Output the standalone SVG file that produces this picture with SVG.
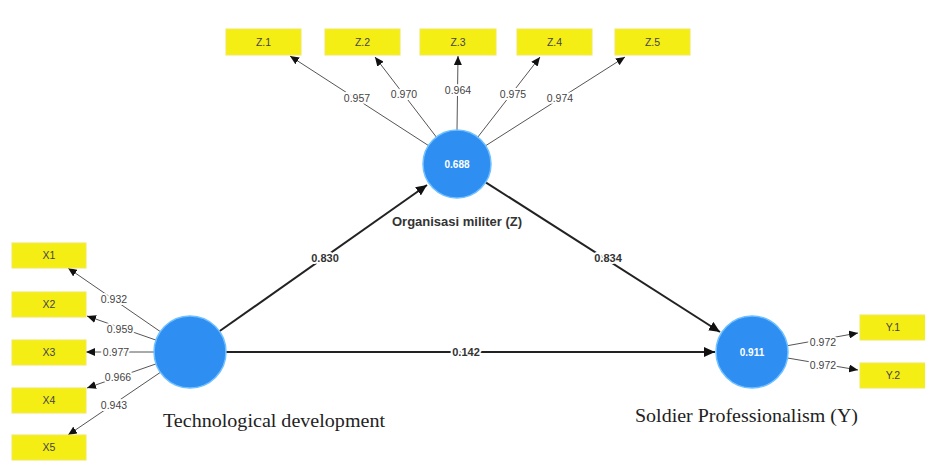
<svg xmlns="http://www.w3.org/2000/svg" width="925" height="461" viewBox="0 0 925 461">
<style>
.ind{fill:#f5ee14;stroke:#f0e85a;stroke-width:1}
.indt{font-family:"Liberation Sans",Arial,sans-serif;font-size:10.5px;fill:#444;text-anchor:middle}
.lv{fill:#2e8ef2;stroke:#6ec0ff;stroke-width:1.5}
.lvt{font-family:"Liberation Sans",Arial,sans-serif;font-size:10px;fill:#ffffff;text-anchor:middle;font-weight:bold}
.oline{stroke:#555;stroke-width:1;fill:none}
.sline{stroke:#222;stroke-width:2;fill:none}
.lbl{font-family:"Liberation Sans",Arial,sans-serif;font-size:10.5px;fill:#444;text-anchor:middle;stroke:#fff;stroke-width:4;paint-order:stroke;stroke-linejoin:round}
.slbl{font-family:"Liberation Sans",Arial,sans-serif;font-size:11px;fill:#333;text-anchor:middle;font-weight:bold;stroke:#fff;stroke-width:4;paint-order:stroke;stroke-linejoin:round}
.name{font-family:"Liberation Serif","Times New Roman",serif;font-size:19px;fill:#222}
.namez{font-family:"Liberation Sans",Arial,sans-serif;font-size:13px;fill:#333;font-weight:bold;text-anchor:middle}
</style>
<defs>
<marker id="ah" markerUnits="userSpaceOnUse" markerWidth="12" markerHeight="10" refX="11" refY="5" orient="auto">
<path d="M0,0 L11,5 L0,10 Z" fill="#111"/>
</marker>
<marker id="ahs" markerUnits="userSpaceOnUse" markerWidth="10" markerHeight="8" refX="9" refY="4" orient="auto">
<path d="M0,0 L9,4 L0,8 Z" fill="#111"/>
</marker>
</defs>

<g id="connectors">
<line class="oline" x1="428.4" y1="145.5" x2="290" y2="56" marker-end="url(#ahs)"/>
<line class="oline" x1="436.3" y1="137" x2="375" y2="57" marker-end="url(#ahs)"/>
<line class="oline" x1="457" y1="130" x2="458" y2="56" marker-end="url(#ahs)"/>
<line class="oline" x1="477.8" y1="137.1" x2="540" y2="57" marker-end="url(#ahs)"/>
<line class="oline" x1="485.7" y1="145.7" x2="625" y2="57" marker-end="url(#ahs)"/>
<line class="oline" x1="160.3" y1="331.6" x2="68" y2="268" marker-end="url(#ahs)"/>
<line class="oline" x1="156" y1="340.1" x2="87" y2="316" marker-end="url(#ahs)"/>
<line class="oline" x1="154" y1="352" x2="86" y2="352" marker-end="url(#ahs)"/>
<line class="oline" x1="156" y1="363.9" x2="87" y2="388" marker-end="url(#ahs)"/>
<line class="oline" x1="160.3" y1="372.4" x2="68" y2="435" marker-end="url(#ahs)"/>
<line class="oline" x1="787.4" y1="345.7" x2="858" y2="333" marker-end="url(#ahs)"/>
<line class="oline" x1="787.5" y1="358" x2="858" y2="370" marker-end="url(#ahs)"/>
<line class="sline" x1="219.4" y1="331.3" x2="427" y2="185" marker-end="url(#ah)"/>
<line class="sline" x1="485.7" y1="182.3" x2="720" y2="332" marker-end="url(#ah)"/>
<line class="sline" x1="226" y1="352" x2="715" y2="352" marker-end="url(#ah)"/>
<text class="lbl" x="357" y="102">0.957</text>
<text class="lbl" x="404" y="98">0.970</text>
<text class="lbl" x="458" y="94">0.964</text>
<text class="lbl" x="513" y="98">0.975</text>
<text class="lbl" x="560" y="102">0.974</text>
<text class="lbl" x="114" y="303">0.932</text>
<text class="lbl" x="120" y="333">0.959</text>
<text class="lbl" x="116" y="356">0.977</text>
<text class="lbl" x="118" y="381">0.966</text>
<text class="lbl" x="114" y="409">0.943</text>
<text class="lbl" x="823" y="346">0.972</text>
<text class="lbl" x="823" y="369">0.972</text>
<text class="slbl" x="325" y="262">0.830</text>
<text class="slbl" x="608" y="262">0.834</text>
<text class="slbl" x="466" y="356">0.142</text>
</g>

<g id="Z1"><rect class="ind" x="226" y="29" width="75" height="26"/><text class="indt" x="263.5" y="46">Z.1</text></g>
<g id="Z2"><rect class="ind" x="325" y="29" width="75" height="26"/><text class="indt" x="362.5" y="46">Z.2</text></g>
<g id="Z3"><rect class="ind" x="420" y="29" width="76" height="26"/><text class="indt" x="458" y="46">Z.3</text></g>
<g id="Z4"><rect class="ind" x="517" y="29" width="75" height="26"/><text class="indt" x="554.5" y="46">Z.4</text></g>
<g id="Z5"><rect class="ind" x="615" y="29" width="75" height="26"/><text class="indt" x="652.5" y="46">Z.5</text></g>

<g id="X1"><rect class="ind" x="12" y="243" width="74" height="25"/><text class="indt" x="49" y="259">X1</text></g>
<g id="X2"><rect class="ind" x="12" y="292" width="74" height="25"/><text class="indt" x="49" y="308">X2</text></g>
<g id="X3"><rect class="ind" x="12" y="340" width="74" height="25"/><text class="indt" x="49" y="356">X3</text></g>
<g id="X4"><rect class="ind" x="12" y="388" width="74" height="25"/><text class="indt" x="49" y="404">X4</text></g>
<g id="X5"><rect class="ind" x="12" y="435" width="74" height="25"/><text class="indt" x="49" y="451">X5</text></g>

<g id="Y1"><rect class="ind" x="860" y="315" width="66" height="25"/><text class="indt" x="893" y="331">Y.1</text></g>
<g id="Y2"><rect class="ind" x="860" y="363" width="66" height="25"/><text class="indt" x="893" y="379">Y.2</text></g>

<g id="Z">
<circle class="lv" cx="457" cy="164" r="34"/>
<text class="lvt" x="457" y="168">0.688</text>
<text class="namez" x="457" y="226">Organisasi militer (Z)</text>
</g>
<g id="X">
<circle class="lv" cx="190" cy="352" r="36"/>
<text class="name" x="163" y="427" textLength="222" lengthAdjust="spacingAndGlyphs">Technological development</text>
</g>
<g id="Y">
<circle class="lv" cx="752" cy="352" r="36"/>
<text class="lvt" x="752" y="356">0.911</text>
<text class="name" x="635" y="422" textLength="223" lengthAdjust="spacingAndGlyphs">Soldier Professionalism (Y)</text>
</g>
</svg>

**Task instructions:** Each line above is to be copied verbatim. Drop any image from the copy.

**Answer to the problem:**
Output the standalone SVG file that produces this picture with SVG.
<svg xmlns="http://www.w3.org/2000/svg" width="925" height="461" viewBox="0 0 925 461">
<style>
.ind{fill:#f5ee14;stroke:#f0e85a;stroke-width:1}
.indt{font-family:"Liberation Sans",Arial,sans-serif;font-size:10.5px;fill:#444;text-anchor:middle}
.lv{fill:#2e8ef2;stroke:#6ec0ff;stroke-width:1.5}
.lvt{font-family:"Liberation Sans",Arial,sans-serif;font-size:10px;fill:#ffffff;text-anchor:middle;font-weight:bold}
.oline{stroke:#555;stroke-width:1;fill:none}
.sline{stroke:#222;stroke-width:2;fill:none}
.lbl{font-family:"Liberation Sans",Arial,sans-serif;font-size:10.5px;fill:#444;text-anchor:middle;stroke:#fff;stroke-width:4;paint-order:stroke;stroke-linejoin:round}
.slbl{font-family:"Liberation Sans",Arial,sans-serif;font-size:11px;fill:#333;text-anchor:middle;font-weight:bold;stroke:#fff;stroke-width:4;paint-order:stroke;stroke-linejoin:round}
.name{font-family:"Liberation Serif","Times New Roman",serif;font-size:19px;fill:#222}
.namez{font-family:"Liberation Sans",Arial,sans-serif;font-size:13px;fill:#333;font-weight:bold;text-anchor:middle}
</style>
<defs>
<marker id="ah" markerUnits="userSpaceOnUse" markerWidth="12" markerHeight="10" refX="11" refY="5" orient="auto">
<path d="M0,0 L11,5 L0,10 Z" fill="#111"/>
</marker>
<marker id="ahs" markerUnits="userSpaceOnUse" markerWidth="10" markerHeight="8" refX="9" refY="4" orient="auto">
<path d="M0,0 L9,4 L0,8 Z" fill="#111"/>
</marker>
</defs>

<g id="connectors">
<line class="oline" x1="428.4" y1="145.5" x2="290" y2="56" marker-end="url(#ahs)"/>
<line class="oline" x1="436.3" y1="137" x2="375" y2="57" marker-end="url(#ahs)"/>
<line class="oline" x1="457" y1="130" x2="458" y2="56" marker-end="url(#ahs)"/>
<line class="oline" x1="477.8" y1="137.1" x2="540" y2="57" marker-end="url(#ahs)"/>
<line class="oline" x1="485.7" y1="145.7" x2="625" y2="57" marker-end="url(#ahs)"/>
<line class="oline" x1="160.3" y1="331.6" x2="68" y2="268" marker-end="url(#ahs)"/>
<line class="oline" x1="156" y1="340.1" x2="87" y2="316" marker-end="url(#ahs)"/>
<line class="oline" x1="154" y1="352" x2="86" y2="352" marker-end="url(#ahs)"/>
<line class="oline" x1="156" y1="363.9" x2="87" y2="388" marker-end="url(#ahs)"/>
<line class="oline" x1="160.3" y1="372.4" x2="68" y2="435" marker-end="url(#ahs)"/>
<line class="oline" x1="787.4" y1="345.7" x2="858" y2="333" marker-end="url(#ahs)"/>
<line class="oline" x1="787.5" y1="358" x2="858" y2="370" marker-end="url(#ahs)"/>
<line class="sline" x1="219.4" y1="331.3" x2="427" y2="185" marker-end="url(#ah)"/>
<line class="sline" x1="485.7" y1="182.3" x2="720" y2="332" marker-end="url(#ah)"/>
<line class="sline" x1="226" y1="352" x2="715" y2="352" marker-end="url(#ah)"/>
<text class="lbl" x="357" y="102">0.957</text>
<text class="lbl" x="404" y="98">0.970</text>
<text class="lbl" x="458" y="94">0.964</text>
<text class="lbl" x="513" y="98">0.975</text>
<text class="lbl" x="560" y="102">0.974</text>
<text class="lbl" x="114" y="303">0.932</text>
<text class="lbl" x="120" y="333">0.959</text>
<text class="lbl" x="116" y="356">0.977</text>
<text class="lbl" x="118" y="381">0.966</text>
<text class="lbl" x="114" y="409">0.943</text>
<text class="lbl" x="823" y="346">0.972</text>
<text class="lbl" x="823" y="369">0.972</text>
<text class="slbl" x="325" y="262">0.830</text>
<text class="slbl" x="608" y="262">0.834</text>
<text class="slbl" x="466" y="356">0.142</text>
</g>

<g id="Z1"><rect class="ind" x="226" y="29" width="75" height="26"/><text class="indt" x="263.5" y="46">Z.1</text></g>
<g id="Z2"><rect class="ind" x="325" y="29" width="75" height="26"/><text class="indt" x="362.5" y="46">Z.2</text></g>
<g id="Z3"><rect class="ind" x="420" y="29" width="76" height="26"/><text class="indt" x="458" y="46">Z.3</text></g>
<g id="Z4"><rect class="ind" x="517" y="29" width="75" height="26"/><text class="indt" x="554.5" y="46">Z.4</text></g>
<g id="Z5"><rect class="ind" x="615" y="29" width="75" height="26"/><text class="indt" x="652.5" y="46">Z.5</text></g>

<g id="X1"><rect class="ind" x="12" y="243" width="74" height="25"/><text class="indt" x="49" y="259">X1</text></g>
<g id="X2"><rect class="ind" x="12" y="292" width="74" height="25"/><text class="indt" x="49" y="308">X2</text></g>
<g id="X3"><rect class="ind" x="12" y="340" width="74" height="25"/><text class="indt" x="49" y="356">X3</text></g>
<g id="X4"><rect class="ind" x="12" y="388" width="74" height="25"/><text class="indt" x="49" y="404">X4</text></g>
<g id="X5"><rect class="ind" x="12" y="435" width="74" height="25"/><text class="indt" x="49" y="451">X5</text></g>

<g id="Y1"><rect class="ind" x="860" y="315" width="66" height="25"/><text class="indt" x="893" y="331">Y.1</text></g>
<g id="Y2"><rect class="ind" x="860" y="363" width="66" height="25"/><text class="indt" x="893" y="379">Y.2</text></g>

<g id="Z">
<circle class="lv" cx="457" cy="164" r="34"/>
<text class="lvt" x="457" y="168">0.688</text>
<text class="namez" x="457" y="226">Organisasi militer (Z)</text>
</g>
<g id="X">
<circle class="lv" cx="190" cy="352" r="36"/>
<text class="name" x="163" y="427" textLength="222" lengthAdjust="spacingAndGlyphs">Technological development</text>
</g>
<g id="Y">
<circle class="lv" cx="752" cy="352" r="36"/>
<text class="lvt" x="752" y="356">0.911</text>
<text class="name" x="635" y="422" textLength="223" lengthAdjust="spacingAndGlyphs">Soldier Professionalism (Y)</text>
</g>
</svg>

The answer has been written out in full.